● **Work to be completed**: Repeat only the lines below that run from the line with "Reproduce this chart with matplotlib." to the line with "ax = fig.add_axes([0.1106, 0.103, 0.8894, 0.781])", ends included; skip every picture.

[Stored rows start]

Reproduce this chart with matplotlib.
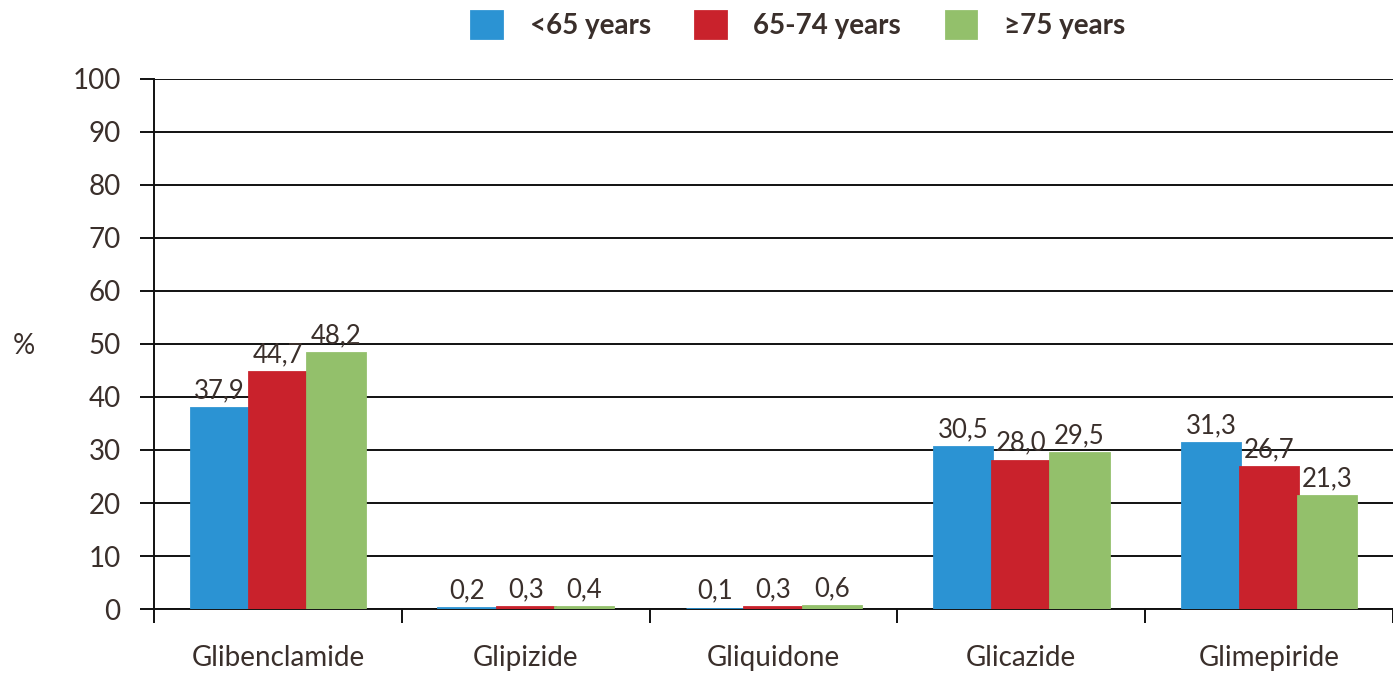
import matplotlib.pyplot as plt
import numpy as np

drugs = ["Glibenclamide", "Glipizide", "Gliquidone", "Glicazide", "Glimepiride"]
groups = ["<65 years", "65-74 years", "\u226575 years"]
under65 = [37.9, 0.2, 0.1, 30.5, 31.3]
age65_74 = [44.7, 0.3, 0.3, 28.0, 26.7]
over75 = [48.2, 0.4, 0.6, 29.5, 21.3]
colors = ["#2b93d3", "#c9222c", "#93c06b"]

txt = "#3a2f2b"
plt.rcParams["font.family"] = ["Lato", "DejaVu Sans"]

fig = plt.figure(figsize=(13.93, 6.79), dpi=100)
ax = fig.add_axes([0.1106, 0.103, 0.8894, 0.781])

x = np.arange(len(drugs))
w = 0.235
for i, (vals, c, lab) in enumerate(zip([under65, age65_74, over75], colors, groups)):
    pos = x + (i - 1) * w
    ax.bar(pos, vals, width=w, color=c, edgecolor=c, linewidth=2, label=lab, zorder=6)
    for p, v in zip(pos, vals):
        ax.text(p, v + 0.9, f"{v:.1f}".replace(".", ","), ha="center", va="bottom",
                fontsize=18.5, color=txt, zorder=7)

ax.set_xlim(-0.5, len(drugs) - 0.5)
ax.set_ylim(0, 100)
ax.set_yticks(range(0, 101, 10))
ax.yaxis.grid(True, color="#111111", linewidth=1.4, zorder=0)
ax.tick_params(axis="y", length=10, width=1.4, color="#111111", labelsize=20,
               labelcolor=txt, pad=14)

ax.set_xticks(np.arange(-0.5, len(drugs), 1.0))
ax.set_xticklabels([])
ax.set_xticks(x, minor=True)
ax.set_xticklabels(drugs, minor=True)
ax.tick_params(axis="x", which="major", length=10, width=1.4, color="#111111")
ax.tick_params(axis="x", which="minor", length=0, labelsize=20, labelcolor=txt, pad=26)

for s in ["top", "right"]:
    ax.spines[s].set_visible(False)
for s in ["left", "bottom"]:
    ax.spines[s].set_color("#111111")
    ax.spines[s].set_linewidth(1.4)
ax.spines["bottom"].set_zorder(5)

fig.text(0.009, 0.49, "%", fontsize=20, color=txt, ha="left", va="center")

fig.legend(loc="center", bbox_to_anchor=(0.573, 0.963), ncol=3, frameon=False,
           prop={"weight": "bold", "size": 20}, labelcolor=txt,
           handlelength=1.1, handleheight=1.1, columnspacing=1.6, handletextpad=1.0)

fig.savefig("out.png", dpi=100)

[Stored rows end]
[Stored rows start]

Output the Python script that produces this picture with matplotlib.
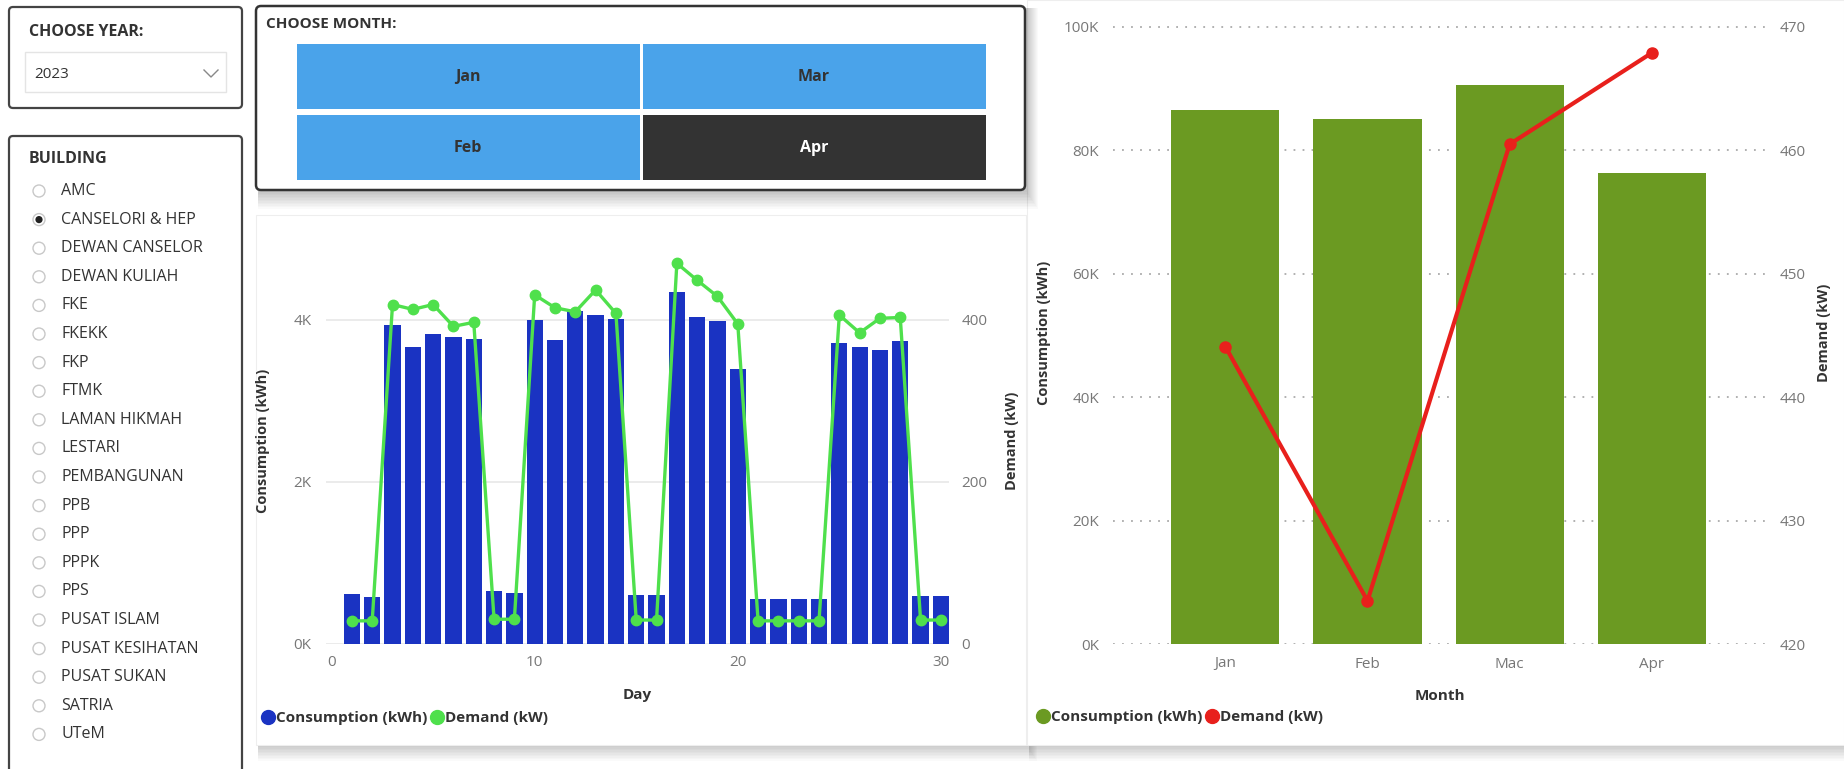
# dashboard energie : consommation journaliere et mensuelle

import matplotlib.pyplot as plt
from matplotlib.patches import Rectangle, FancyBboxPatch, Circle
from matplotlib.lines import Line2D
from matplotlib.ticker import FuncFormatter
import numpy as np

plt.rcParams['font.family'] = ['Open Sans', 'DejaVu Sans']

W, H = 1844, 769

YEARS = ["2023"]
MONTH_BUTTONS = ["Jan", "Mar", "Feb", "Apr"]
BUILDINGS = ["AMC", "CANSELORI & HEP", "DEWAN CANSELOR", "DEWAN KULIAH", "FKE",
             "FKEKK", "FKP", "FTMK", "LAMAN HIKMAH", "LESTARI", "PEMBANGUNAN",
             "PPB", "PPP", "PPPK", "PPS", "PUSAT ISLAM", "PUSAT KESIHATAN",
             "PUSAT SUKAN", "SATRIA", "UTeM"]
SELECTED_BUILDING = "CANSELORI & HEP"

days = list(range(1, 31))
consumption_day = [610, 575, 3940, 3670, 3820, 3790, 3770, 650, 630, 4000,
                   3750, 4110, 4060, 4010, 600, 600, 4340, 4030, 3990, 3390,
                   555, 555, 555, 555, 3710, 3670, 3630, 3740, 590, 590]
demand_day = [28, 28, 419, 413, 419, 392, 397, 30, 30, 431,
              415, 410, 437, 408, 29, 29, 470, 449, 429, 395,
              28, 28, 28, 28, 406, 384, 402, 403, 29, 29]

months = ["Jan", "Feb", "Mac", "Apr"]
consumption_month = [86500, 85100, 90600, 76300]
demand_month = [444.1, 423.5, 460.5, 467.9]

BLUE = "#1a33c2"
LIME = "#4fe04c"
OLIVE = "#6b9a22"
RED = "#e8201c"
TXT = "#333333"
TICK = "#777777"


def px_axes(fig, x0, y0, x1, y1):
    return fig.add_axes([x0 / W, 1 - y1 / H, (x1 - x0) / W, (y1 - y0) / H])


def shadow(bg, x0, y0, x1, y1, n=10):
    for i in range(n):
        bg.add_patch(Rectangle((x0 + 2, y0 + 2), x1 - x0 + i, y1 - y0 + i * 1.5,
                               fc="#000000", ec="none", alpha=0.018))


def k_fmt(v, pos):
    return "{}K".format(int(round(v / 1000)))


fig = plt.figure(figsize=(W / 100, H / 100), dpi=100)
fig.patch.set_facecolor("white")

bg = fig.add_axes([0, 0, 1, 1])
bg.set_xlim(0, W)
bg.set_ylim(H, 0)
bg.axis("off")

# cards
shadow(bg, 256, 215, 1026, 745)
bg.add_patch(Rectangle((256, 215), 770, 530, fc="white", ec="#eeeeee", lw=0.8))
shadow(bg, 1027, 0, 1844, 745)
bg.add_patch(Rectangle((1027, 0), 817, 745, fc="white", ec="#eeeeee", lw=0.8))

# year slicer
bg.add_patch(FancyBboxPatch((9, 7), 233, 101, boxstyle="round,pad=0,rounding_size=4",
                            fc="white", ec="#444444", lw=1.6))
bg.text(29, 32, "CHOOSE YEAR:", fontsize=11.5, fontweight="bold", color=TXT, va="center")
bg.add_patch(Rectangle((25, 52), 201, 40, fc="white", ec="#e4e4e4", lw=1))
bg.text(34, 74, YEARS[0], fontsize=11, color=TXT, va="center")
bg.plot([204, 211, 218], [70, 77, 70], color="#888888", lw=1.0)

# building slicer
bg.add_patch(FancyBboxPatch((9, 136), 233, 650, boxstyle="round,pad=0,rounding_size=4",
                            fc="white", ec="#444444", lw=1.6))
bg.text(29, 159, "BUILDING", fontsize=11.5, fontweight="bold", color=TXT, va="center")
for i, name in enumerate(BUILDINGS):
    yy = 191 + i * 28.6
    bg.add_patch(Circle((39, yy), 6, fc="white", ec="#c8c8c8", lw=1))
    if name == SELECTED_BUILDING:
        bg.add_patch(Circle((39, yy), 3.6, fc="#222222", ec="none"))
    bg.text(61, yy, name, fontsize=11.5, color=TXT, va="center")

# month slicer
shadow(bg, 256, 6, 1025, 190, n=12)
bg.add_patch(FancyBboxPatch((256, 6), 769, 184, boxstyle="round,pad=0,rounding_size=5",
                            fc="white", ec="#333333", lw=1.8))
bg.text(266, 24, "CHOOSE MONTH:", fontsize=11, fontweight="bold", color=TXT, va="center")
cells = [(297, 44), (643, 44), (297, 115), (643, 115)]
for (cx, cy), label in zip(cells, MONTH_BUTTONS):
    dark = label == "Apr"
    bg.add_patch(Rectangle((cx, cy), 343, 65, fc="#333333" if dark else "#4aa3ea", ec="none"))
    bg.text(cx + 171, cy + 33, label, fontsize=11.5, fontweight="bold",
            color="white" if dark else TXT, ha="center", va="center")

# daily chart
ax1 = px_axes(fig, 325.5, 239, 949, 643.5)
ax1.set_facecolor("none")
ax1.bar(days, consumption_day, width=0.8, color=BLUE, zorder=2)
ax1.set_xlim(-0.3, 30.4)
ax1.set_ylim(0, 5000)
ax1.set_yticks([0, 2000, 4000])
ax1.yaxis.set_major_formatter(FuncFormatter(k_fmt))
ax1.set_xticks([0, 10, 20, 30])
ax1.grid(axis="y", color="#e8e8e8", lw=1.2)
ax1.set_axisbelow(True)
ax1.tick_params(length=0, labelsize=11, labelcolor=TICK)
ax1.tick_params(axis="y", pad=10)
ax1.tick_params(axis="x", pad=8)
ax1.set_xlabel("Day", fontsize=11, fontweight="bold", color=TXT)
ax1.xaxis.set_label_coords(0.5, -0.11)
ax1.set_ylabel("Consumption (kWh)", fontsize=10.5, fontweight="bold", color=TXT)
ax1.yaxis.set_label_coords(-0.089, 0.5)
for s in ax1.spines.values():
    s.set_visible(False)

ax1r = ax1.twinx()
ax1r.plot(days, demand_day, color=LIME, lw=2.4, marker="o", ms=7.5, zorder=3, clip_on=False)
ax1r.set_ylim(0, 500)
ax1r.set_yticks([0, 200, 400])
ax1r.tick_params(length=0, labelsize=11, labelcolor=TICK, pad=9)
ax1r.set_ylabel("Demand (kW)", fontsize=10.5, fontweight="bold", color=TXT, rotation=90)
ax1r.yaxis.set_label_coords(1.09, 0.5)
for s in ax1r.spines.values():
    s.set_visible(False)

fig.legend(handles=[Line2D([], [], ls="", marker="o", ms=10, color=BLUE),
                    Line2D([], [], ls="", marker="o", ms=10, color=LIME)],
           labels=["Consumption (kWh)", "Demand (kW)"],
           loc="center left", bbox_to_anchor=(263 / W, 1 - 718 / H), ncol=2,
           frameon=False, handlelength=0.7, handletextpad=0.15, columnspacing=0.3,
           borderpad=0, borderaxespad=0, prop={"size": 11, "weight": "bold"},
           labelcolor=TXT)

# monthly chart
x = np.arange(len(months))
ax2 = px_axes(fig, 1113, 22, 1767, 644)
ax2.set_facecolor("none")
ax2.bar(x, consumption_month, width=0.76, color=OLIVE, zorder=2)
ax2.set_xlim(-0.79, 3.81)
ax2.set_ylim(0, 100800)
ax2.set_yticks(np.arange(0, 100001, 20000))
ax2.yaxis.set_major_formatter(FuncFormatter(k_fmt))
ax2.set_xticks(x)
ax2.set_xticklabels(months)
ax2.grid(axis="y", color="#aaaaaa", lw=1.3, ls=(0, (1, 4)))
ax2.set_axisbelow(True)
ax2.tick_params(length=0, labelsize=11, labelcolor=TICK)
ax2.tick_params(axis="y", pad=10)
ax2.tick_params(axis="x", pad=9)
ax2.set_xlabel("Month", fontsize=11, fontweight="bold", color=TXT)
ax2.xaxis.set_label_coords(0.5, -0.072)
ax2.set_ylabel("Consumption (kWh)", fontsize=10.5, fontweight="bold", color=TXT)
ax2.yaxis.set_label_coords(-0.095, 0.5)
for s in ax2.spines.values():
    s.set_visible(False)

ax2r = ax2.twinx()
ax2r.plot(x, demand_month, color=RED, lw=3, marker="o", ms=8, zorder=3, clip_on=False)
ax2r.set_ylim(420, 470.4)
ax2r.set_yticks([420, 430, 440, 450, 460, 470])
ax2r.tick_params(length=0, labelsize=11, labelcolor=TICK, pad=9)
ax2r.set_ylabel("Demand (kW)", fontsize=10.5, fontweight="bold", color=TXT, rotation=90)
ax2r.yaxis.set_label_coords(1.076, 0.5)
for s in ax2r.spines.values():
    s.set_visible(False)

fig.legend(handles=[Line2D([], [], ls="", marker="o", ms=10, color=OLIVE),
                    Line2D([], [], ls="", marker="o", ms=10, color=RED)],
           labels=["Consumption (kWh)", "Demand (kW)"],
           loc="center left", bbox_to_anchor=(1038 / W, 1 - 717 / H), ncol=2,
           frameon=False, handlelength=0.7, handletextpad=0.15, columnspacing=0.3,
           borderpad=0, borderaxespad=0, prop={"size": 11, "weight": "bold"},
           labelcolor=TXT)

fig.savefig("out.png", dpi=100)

[Stored rows end]
[Stored rows start]

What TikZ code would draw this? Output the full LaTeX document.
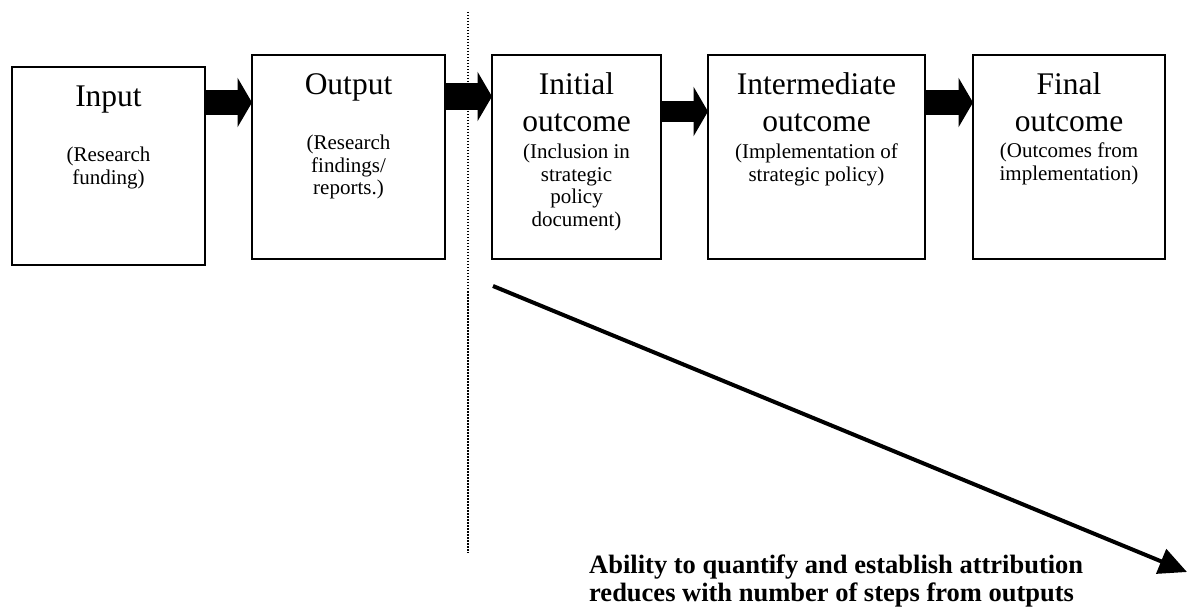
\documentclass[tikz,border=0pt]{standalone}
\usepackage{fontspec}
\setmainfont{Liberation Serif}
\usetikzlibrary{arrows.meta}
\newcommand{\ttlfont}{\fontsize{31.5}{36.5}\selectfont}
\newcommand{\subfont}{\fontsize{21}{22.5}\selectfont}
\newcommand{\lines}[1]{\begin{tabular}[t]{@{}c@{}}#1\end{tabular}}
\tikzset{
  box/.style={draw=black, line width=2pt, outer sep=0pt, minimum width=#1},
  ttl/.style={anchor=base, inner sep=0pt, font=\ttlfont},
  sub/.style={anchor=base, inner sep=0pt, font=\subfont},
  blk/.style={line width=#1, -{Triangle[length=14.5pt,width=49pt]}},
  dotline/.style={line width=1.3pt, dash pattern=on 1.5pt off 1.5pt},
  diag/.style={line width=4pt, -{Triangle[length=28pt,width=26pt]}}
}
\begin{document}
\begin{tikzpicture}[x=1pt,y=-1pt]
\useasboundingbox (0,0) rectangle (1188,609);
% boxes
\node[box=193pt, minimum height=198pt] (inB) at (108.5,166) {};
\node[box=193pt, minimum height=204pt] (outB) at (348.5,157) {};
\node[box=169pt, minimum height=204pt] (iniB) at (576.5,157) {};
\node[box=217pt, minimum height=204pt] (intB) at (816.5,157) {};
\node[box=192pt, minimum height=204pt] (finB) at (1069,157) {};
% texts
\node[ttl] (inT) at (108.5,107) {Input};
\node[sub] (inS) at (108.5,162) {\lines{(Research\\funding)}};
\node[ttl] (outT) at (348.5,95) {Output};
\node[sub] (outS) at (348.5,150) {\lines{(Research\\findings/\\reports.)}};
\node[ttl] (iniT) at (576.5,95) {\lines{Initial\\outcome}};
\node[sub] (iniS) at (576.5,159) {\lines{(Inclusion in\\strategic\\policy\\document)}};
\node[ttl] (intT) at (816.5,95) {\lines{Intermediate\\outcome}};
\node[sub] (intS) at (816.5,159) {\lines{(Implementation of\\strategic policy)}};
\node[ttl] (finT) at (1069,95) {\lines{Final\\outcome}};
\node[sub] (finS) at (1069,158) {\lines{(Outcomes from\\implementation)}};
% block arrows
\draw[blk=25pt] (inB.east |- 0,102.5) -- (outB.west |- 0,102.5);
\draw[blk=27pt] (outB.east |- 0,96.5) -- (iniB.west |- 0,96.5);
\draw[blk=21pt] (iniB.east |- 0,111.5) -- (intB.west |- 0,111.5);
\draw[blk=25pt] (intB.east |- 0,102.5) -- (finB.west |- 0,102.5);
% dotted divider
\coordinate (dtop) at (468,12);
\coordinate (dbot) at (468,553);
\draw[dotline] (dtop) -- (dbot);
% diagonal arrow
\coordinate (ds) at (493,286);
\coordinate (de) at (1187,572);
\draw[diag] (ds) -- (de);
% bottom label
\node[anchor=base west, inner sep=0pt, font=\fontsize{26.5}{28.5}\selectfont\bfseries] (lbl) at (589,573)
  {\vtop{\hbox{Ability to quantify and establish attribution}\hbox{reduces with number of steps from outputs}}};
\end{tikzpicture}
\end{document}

[Stored rows end]

● **Output of the task**:
Reproduce this chart with matplotlib.
import matplotlib.pyplot as plt
import numpy as np

drugs = ["Glibenclamide", "Glipizide", "Gliquidone", "Glicazide", "Glimepiride"]
groups = ["<65 years", "65-74 years", "\u226575 years"]
under65 = [37.9, 0.2, 0.1, 30.5, 31.3]
age65_74 = [44.7, 0.3, 0.3, 28.0, 26.7]
over75 = [48.2, 0.4, 0.6, 29.5, 21.3]
colors = ["#2b93d3", "#c9222c", "#93c06b"]

txt = "#3a2f2b"
plt.rcParams["font.family"] = ["Lato", "DejaVu Sans"]

fig = plt.figure(figsize=(13.93, 6.79), dpi=100)
ax = fig.add_axes([0.1106, 0.103, 0.8894, 0.781])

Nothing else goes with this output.